### [Information provided]
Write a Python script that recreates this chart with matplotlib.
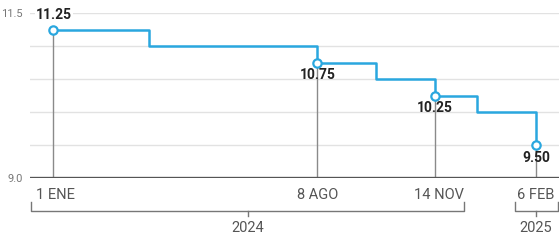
import matplotlib
matplotlib.use("Agg")
import matplotlib.pyplot as plt
import matplotlib.dates as mdates
from matplotlib.transforms import blended_transform_factory
from datetime import datetime

# tasa objetivo, fechas de cambio
change_dates = ["2024-01-01", "2024-03-21", "2024-08-08", "2024-09-26",
                "2024-11-14", "2024-12-19", "2025-02-06"]
rates = [11.25, 11.00, 10.75, 10.50, 10.25, 10.00, 9.50]
highlight_idx = [0, 2, 4, 6]
date_labels = ["1 ENE", "8 AGO", "14 NOV", "6 FEB"]
value_labels = ["11.25", "10.75", "10.25", "9.50"]
years = ["2024", "2025"]

BLUE = "#2aa7df"
fam = ["Roboto", "DejaVu Sans"]

x = [mdates.date2num(datetime.strptime(d, "%Y-%m-%d")) for d in change_dates]
d = lambda s: mdates.date2num(datetime.strptime(s, "%Y-%m-%d"))

fig = plt.figure(figsize=(5.59, 2.40), dpi=100)
ax = fig.add_axes([30 / 559, 62 / 240, 529 / 559, 165 / 240])
ax.set_xlim(d("2023-12-13"), d("2025-02-25"))
ax.set_ylim(9.0, 11.5)

for v in [9.5, 10.0, 10.5, 11.0, 11.5]:
    ax.axhline(v, color="#e2e2e2", lw=1.0, zorder=0)
ax.axhline(9.0, color="#555555", lw=2.4, zorder=3)

for i in highlight_idx:
    ax.plot([x[i], x[i]], [9.0, rates[i]], color="#8a8a8a", lw=1.0, zorder=1)

ax.plot(x, rates, drawstyle="steps-post", color=BLUE, lw=1.8, zorder=2)
ax.plot([x[i] for i in highlight_idx], [rates[i] for i in highlight_idx],
        "o", ms=6, mfc="white", mec=BLUE, mew=1.6, zorder=4, clip_on=False)

# etiquetas de valor
offsets = [(1, 11.47, "center", "center"), (0, 10.67, "center", "top"),
           (0, 10.17, "center", "top"), (0, 9.41, "center", "top")]
for k, i in enumerate(highlight_idx):
    dx, yy, ha, va = offsets[k]
    t = ax.text(x[i] + dx, yy, value_labels[k], ha=ha, va=va, fontsize=10,
                fontweight="bold", color="#222222", family=fam, clip_on=False,
                zorder=5)
    if k == 0:
        t.set_bbox(dict(boxstyle="square,pad=0.1", fc="white", ec="none"))

ax.set_yticks([9.0, 11.5])
ax.set_yticklabels(["9.0", "11.5"], family=fam, fontsize=8, color="#777777")
ax.tick_params(axis="y", length=0, pad=5)
ax.set_xticks([])
for s in ax.spines.values():
    s.set_visible(False)

tr = blended_transform_factory(ax.transData, fig.transFigure)
fy = lambda py: (240 - py) / 240

# fechas
date_ha = ["left", "center", "right", "center"]
date_x = [x[0] - 14, x[2], x[4] + 24, x[6]]
for lbl, xx, ha in zip(date_labels, date_x, date_ha):
    ax.text(xx, fy(188), lbl, transform=tr, ha=ha, va="top", fontsize=10.5,
            color="#555555", family=fam)

# llaves de año
brackets = [(d("2023-12-14"), d("2024-12-08")), (d("2025-01-19"), d("2025-02-24"))]
for (x0, x1), yr in zip(brackets, years):
    xs = [x0, x0, x1, x1]
    ys = [fy(202), fy(211), fy(211), fy(202)]
    ax.plot(xs, ys, transform=tr, color="#777777", lw=1.0, clip_on=False,
            solid_joinstyle="round")
    xm = (x0 + x1) / 2
    ax.plot([xm, xm], [fy(211), fy(216)], transform=tr, color="#777777",
            lw=1.0, clip_on=False)
    ax.text(xm, fy(221), yr, transform=tr, ha="center", va="top", fontsize=10.5,
            color="#555555", family=fam)

fig.savefig("out.png", dpi=100)
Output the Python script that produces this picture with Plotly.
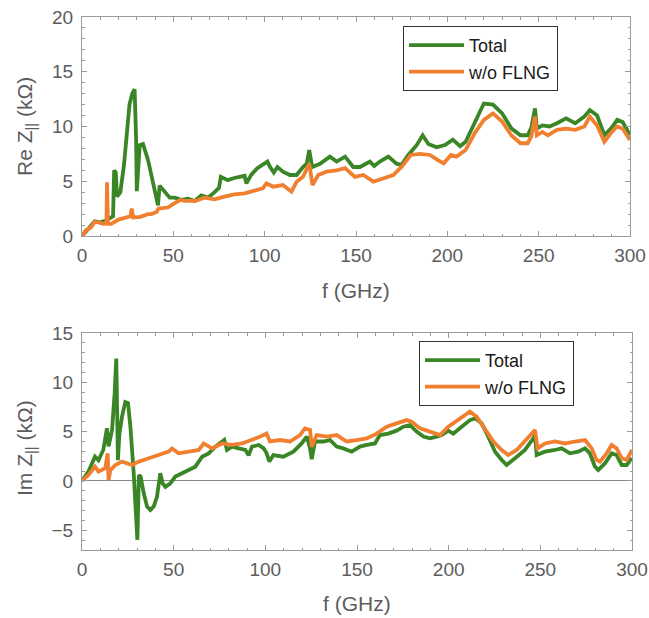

### [Set exercise]
Retype the records above word for word, from their first line through the line containing "from datetime import datetime", and leave out every picture.

### [Problem solution]
Write a Python script that recreates this chart with matplotlib.
import matplotlib
matplotlib.use("Agg")
import matplotlib.pyplot as plt
import matplotlib.dates as mdates
from matplotlib.transforms import blended_transform_factory
from datetime import datetime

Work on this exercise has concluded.